It is also true that I spent the first 40 years of my life trying to prove my worth.
I lived a life that prioritized impressing others and pretending that my life was as good as it looked.
Meanwhile, most of my energy was directed at suppressing the critical voices in my head.
And at trying to control the world around me.
If I could arrange everything just so, I'd be alright.
I optimized my professional pursuits to include riches, reputation and impact.
I dialed in my physical health with diet, exercise and sobriety.
I ran dozens of marathons and two Ironman Triathlons.
I built my dream house with my own two hands.
All good things.
But none of my achievements worked as well as I needed them to.
They didn't complete me the way I hoped they would.
My most recent success would produce the high I was looking for.
And it would allow me to feel good for a bit but sooner or later, the novelty would wear off and the critical voice in my head would re-emerge to tell me, with varying degrees of subtlety, that:
"I'll only be good enough if...."
The only way I knew to keep those voices at bay was to comply with their demand.
So I'd up the ante and go for more.
I clicked off goal after goal.
Over and over again.
Hoping to find fulfillment on the other side.
And I did it well enough that I could afford to retire by the time I was 40.

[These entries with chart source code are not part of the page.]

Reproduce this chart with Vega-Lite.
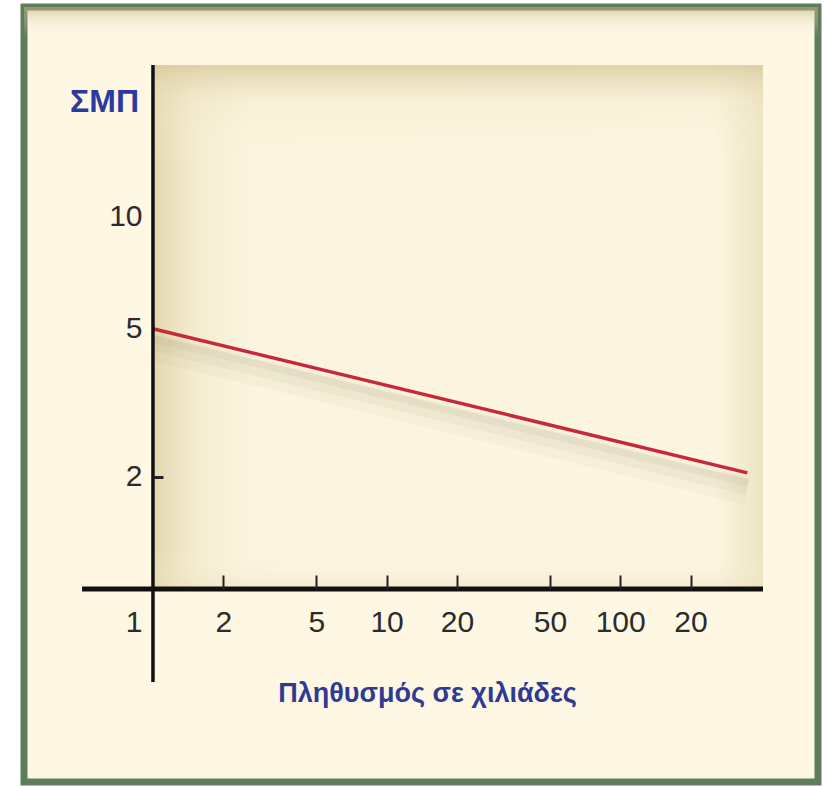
{
  "$schema": "https://vega.github.io/schema/vega-lite/v6.json",
  "width": 794,
  "height": 775,
  "autosize": {"type": "none"},
  "padding": {"left": 24, "top": 7, "right": 8, "bottom": 4},
  "background": "#ffffff",
  "config": {"view": {"fill": "#fdf7e3", "stroke": "#5f7d5b", "strokeWidth": 7}},
  "datasets": {
    "curve": [{"pop": 1, "smp": 5}, {"pop": 350, "smp": 2.05}],
    "one": [{"k": 1}]
  },
  "layer": [
    {
      "data": {"name": "one"},
      "mark": {"type": "rect", "fill": {"gradient": "linear", "x1": 0, "y1": 0, "x2": 0, "y2": 1, "stops": [{"offset": 0, "color": "rgba(190,175,130,0.55)"}, {"offset": 1, "color": "rgba(253,247,227,0)"}]}},
      "encoding": {
        "x": {"datum": 0.2805, "type": "quantitative", "scale": {"type": "log", "domain": [0.2805, 702.5], "nice": false, "zero": false}},
        "x2": {"datum": 702.5},
        "y": {"datum": 30.5, "type": "quantitative", "scale": {"type": "log", "domain": [0.3032, 36.54], "nice": false, "zero": false}},
        "y2": {"datum": 36.54}
      }
    },
    {
      "data": {"name": "one"},
      "mark": {"type": "rect", "fill": {"gradient": "linear", "x1": 0, "y1": 0, "x2": 1, "y2": 0, "stops": [{"offset": 0, "color": "#e4d8b0"}, {"offset": 0.07, "color": "#f5ecd0"}, {"offset": 0.16, "color": "#fbf5df"}, {"offset": 0.92, "color": "#fcf6e1"}, {"offset": 1, "color": "#eee4c3"}]}},
      "encoding": {
        "x": {"datum": 1, "type": "quantitative"},
        "x2": {"datum": 408.5},
        "y": {"datum": 1, "type": "quantitative"},
        "y2": {"datum": 25.53}
      }
    },
    {
      "data": {"name": "one"},
      "mark": {"type": "rect", "fill": {"gradient": "linear", "x1": 0, "y1": 0, "x2": 0, "y2": 1, "stops": [{"offset": 0, "color": "rgba(218,203,158,0.85)"}, {"offset": 0.07, "color": "rgba(238,228,192,0.3)"}, {"offset": 0.2, "color": "rgba(252,246,225,0)"}, {"offset": 0.93, "color": "rgba(252,246,225,0)"}, {"offset": 1, "color": "rgba(232,222,185,0.4)"}]}},
      "encoding": {
        "x": {"datum": 1, "type": "quantitative"},
        "x2": {"datum": 408.5},
        "y": {"datum": 1, "type": "quantitative"},
        "y2": {"datum": 25.53}
      }
    },
    {
      "data": {"name": "curve"},
      "mark": {"type": "line", "color": "#8f8466", "strokeWidth": 28, "opacity": 0.05, "yOffset": 18},
      "encoding": {
        "x": {"field": "pop", "type": "quantitative"},
        "y": {"field": "smp", "type": "quantitative"}
      }
    },
    {
      "data": {"name": "curve"},
      "mark": {"type": "line", "color": "#8f8466", "strokeWidth": 16, "opacity": 0.07, "yOffset": 14},
      "encoding": {
        "x": {"field": "pop", "type": "quantitative"},
        "y": {"field": "smp", "type": "quantitative"}
      }
    },
    {
      "data": {"name": "curve"},
      "mark": {"type": "line", "color": "#8f8466", "strokeWidth": 7, "opacity": 0.08, "yOffset": 10},
      "encoding": {
        "x": {"field": "pop", "type": "quantitative"},
        "y": {"field": "smp", "type": "quantitative"}
      }
    },
    {
      "data": {"name": "curve"},
      "mark": {"type": "line", "color": "#c9283b", "strokeWidth": 3.5},
      "encoding": {
        "x": {
          "field": "pop", "type": "quantitative",
          "axis": {
            "orient": "bottom", "offset": -193, "domain": false, "grid": false, "zindex": 1,
            "values": [1, 2, 5, 10, 20, 50, 100, 200],
            "labelExpr": "datum.value == 200 ? '20' : format(datum.value, 'd')",
            "tickSize": -14, "tickWidth": 2, "tickColor": "#222222",
            "tickOpacity": {"condition": {"test": "datum.value == 1", "value": 0}, "value": 1},
            "labelFont": "Liberation Sans",
            "labelFontSize": 30, "labelColor": "#2b2b2b", "labelPadding": 32,
            "labelAlign": {"condition": {"test": "datum.value == 1", "value": "right"}, "value": "center"},
            "labelOffset": {"condition": {"test": "datum.value == 1", "value": -11}, "value": 0},
            "labelFlush": false, "labelOverlap": false, "labelBound": false,
            "title": "Πληθυσμός σε χιλιάδες",
            "titleFont": "Liberation Sans",
            "titleFontSize": 27, "titleFontWeight": "bold", "titleColor": "#2e3b95",
            "titleX": 403, "titleY": 104, "titleAlign": "center", "titleBaseline": "middle"
          }
        },
        "y": {
          "field": "smp", "type": "quantitative",
          "axis": {
            "orient": "left", "offset": -129, "domain": false, "grid": false, "zindex": 1,
            "values": [2, 5, 10], "format": "d",
            "tickSize": -10, "tickWidth": 3, "tickColor": "#222222",
            "tickOpacity": {"condition": {"test": "datum.value == 2", "value": 1}, "value": 0},
            "labelFont": "Liberation Sans",
            "labelFontSize": 30, "labelColor": "#2b2b2b", "labelPadding": 21,
            "labelFlush": false, "labelOverlap": false, "labelBound": false,
            "title": "ΣΜΠ", "titleAngle": 0,
            "titleFont": "Liberation Sans",
            "titleFontSize": 32, "titleFontWeight": "bold", "titleColor": "#2a3a9e",
            "titleX": -49, "titleY": 94, "titleAlign": "center", "titleBaseline": "middle"
          }
        }
      }
    },
    {
      "data": {"name": "one"},
      "mark": {"type": "rule", "color": "#111111", "strokeWidth": 5},
      "encoding": {
        "x": {"datum": 0.497, "type": "quantitative"},
        "x2": {"datum": 408.5},
        "y": {"datum": 1, "type": "quantitative"}
      }
    },
    {
      "data": {"name": "one"},
      "mark": {"type": "rule", "color": "#111111", "strokeWidth": 3.5},
      "encoding": {
        "x": {"datum": 1, "type": "quantitative"},
        "y": {"datum": 0.5626, "type": "quantitative"},
        "y2": {"datum": 25.53}
      }
    }
  ]
}
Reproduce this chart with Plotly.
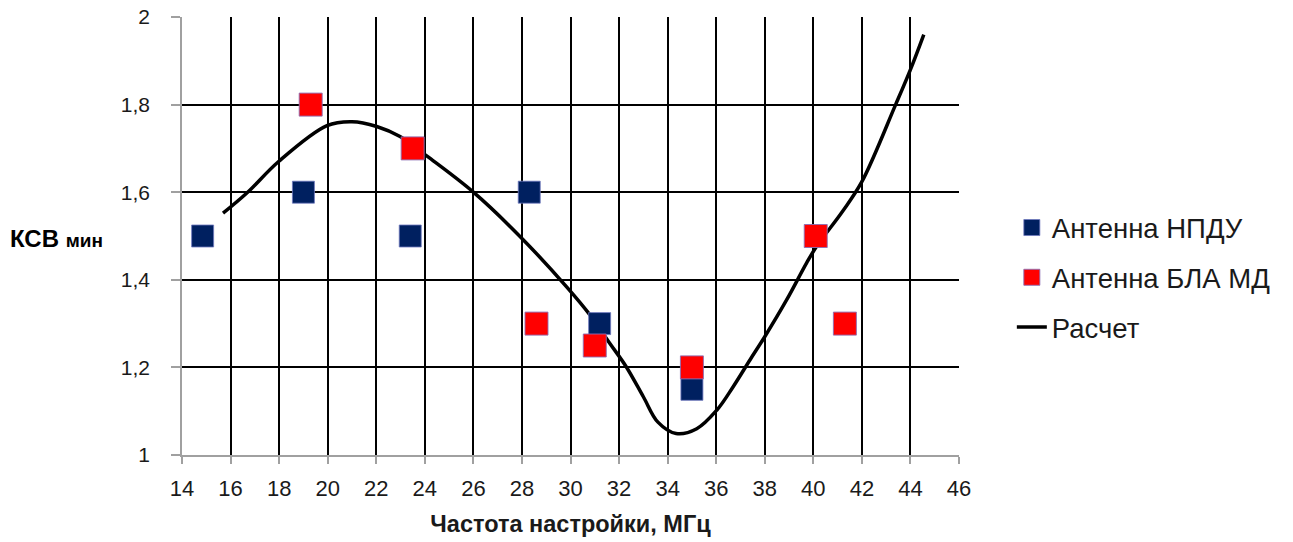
import plotly.graph_objects as go

# Measured minimum VSWR vs tuning frequency
npdu_freq = [14.85, 19.0, 23.4, 28.3, 31.2, 35.0]
npdu_vswr = [1.5, 1.6, 1.5, 1.6, 1.3, 1.15]

bla_freq = [19.3, 23.5, 28.6, 31.0, 35.0, 40.1, 41.3]
bla_vswr = [1.8, 1.7, 1.3, 1.25, 1.2, 1.5, 1.3]

# Calculated curve
calc_freq = [15.69, 16.67, 17.98, 19.97, 21.0, 22.02, 22.98, 24.12, 26.0, 27.92,
             29.84, 30.8, 31.63, 32.3, 33.0, 33.6, 34.35, 35.2, 36.02,
             36.7, 37.39, 38.0, 38.9, 39.72, 40.13, 41.2, 42.0, 43.39, 44.0, 44.55]
calc_vswr = [1.552, 1.598, 1.670, 1.752, 1.761, 1.750, 1.727, 1.681, 1.600, 1.499,
             1.384, 1.320, 1.254, 1.201, 1.133, 1.075, 1.049, 1.060, 1.102,
             1.156, 1.217, 1.270, 1.354, 1.438, 1.476, 1.556, 1.624, 1.800, 1.880, 1.960]

x_ticks = list(range(14, 47, 2))
y_ticks = [1, 1.2, 1.4, 1.6, 1.8, 2]
y_tick_text = ["1", "1,2", "1,4", "1,6", "1,8", "2"]

FONT = "Liberation Sans, Arial"
NARROW = "Liberation Sans Narrow, Liberation Sans, Arial"
TXT = "#1a1a1a"

fig = go.Figure()

fig.add_trace(go.Scatter(
    x=calc_freq, y=calc_vswr, mode="lines", name="Расчет",
    line=dict(color="black", width=3.5, shape="spline", smoothing=1.0),
    legendgroup="c", legendrank=3,
))
fig.add_trace(go.Scatter(
    x=npdu_freq, y=npdu_vswr, mode="markers", name="Антенна НПДУ",
    marker=dict(symbol="square", size=22, color="#002060",
                line=dict(color="rgba(110,120,190,0.8)", width=1)),
    legendgroup="a", legendrank=1,
))
fig.add_trace(go.Scatter(
    x=bla_freq, y=bla_vswr, mode="markers", name="Антенна БЛА МД",
    marker=dict(symbol="square", size=23, color="#FF0000",
                line=dict(color="rgba(140,110,180,0.9)", width=1)),
    legendgroup="b", legendrank=2,
))

fig.update_xaxes(
    range=[14, 46], tickvals=x_ticks, showgrid=True, gridcolor="black", gridwidth=1.5,
    showline=True, linecolor="#a0a0a0", linewidth=1.5,
    ticks="outside", ticklen=7, tickcolor="#a0a0a0", tickwidth=1.5,
    tickfont=dict(family=FONT, size=22, color=TXT), zeroline=False,
    ticklabelstandoff=6, automargin=False,
    title=dict(text="<b>Частота настройки, МГц</b>",
               font=dict(family=NARROW, size=23.5, color=TXT), standoff=15),
)
fig.update_yaxes(
    range=[1, 2], tickvals=y_ticks, ticktext=y_tick_text,
    showgrid=True, gridcolor="black", gridwidth=1.5,
    showline=True, linecolor="#a0a0a0", linewidth=1.5,
    ticks="outside", ticklen=9, tickcolor="#a0a0a0", tickwidth=1.5,
    tickfont=dict(family=FONT, size=21, color=TXT), zeroline=False,
    ticklabelstandoff=17, automargin=False,
)

fig.add_annotation(
    text="<b>КСВ <span style='font-size:19px'>мин</span></b>",
    xref="paper", yref="paper", x=-0.224, y=0.495, xanchor="left", yanchor="middle",
    showarrow=False, font=dict(family=FONT, size=24, color="black"),
)

fig.update_layout(
    width=1293, height=542,
    margin=dict(l=182, r=334, t=17, b=87),
    paper_bgcolor="white", plot_bgcolor="white",
    showlegend=True,
    legend=dict(x=1.068, y=0.575, xanchor="left", yanchor="top",
                traceorder="grouped", tracegroupgap=11,
                font=dict(family=FONT, size=27.5, color=TXT),
                bgcolor="rgba(0,0,0,0)"),
)

fig.write_html("out.html")
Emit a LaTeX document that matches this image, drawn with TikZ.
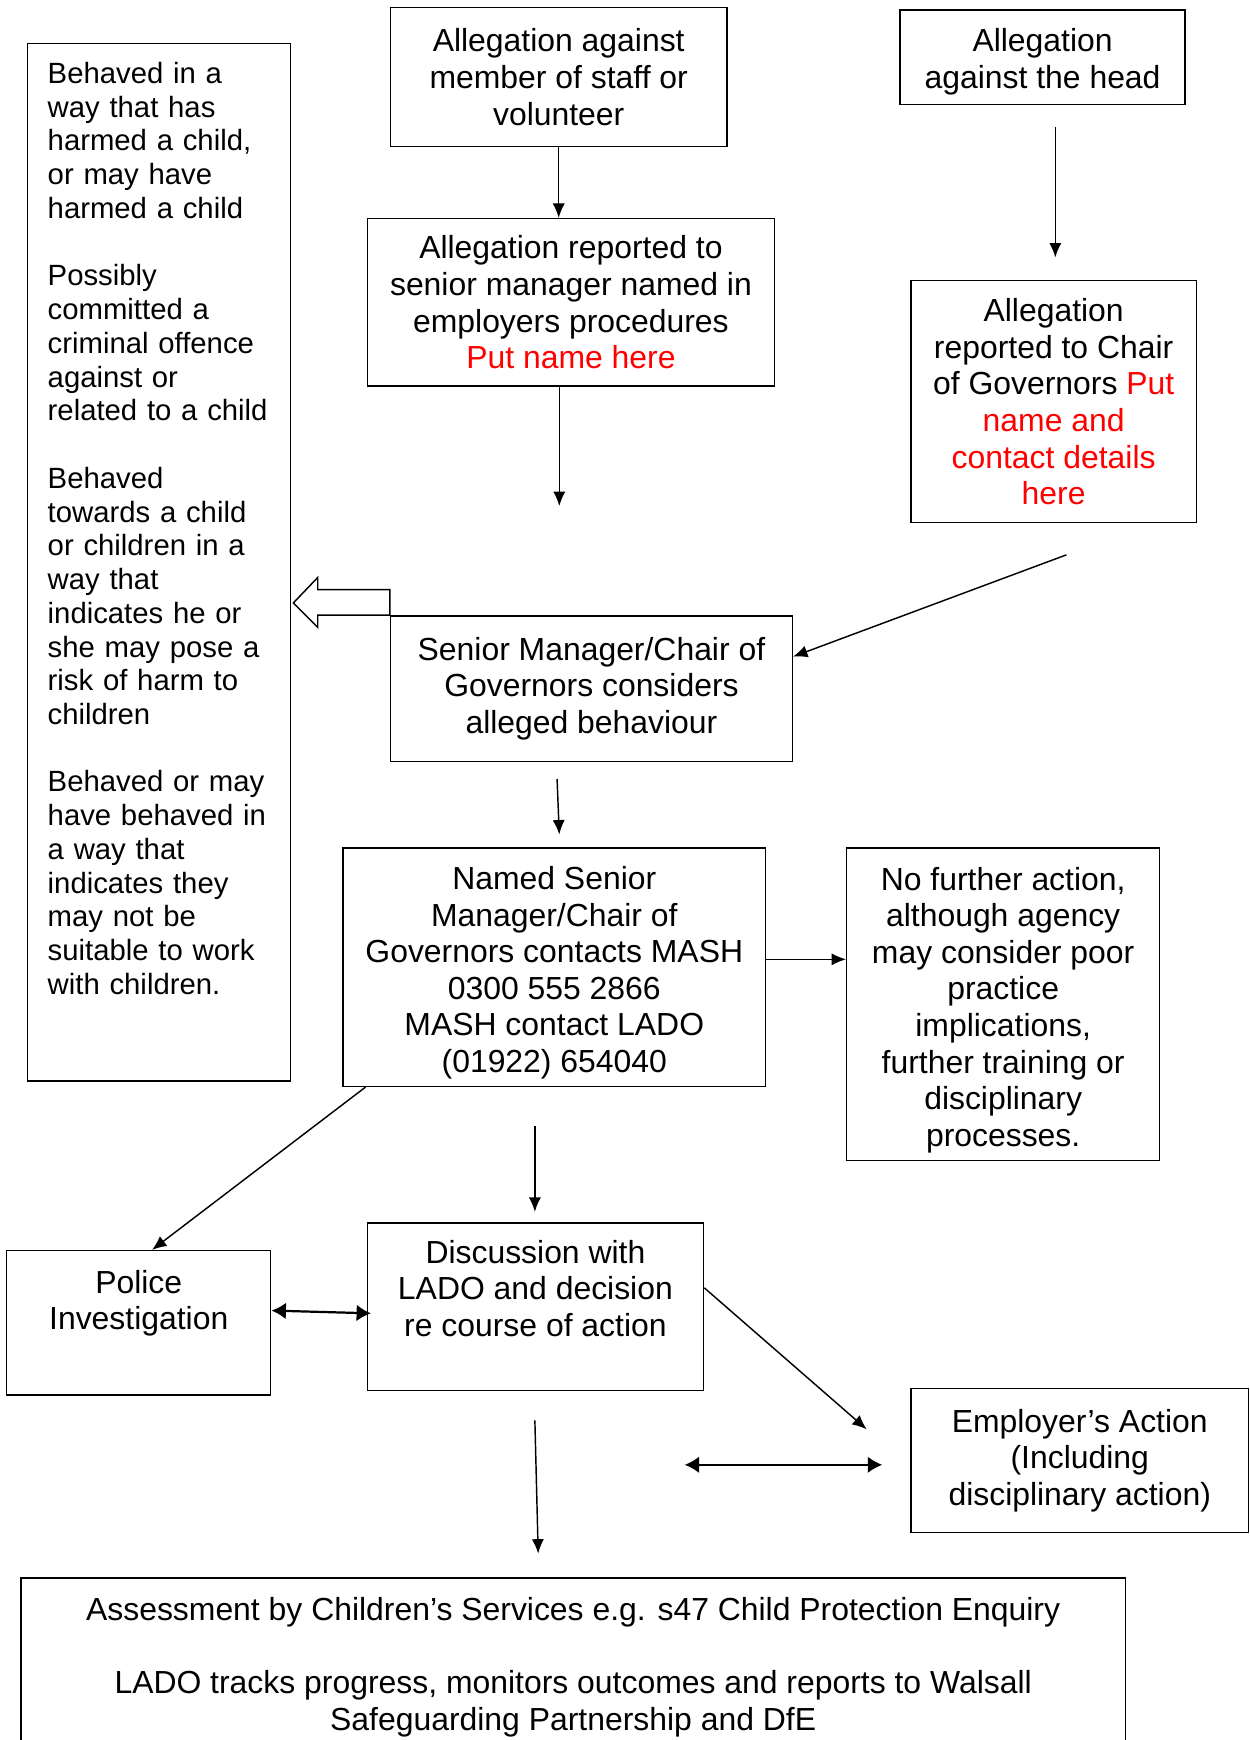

I was financially free and living what looked like my dream life.
I was married to the woman of my dreams.
Raising a family I adore.
Traveling 4 to 5 months every year.
Working only when I wanted to.
But there was one problem.
My inner world didn't feel anywhere near as good as my outer world looked.
The truth is, it NEVER had...
Something Had To Change.
So I started looking inside myself for the answers.
And, thank God, I started finding them.
Over the last 3 years, I've found, and continue to find, increasing levels of wellness.
I'm learning how to grow and evolve without using shame and self judgement as the primary fuel source.
For the first time in my life, I'm as comfortable inside as I am on the outside.
I'm happy with who I am and where I'm at.
That doesn't mean I don't want more.
I do.
I just don't NEED more to be OK inside.
And Im not just OK.
I'm ENERGIZED.
ALIVE.
And FILLED WITH LOVE for myself and others.
I've found a level of PEACE that I didn't know existed.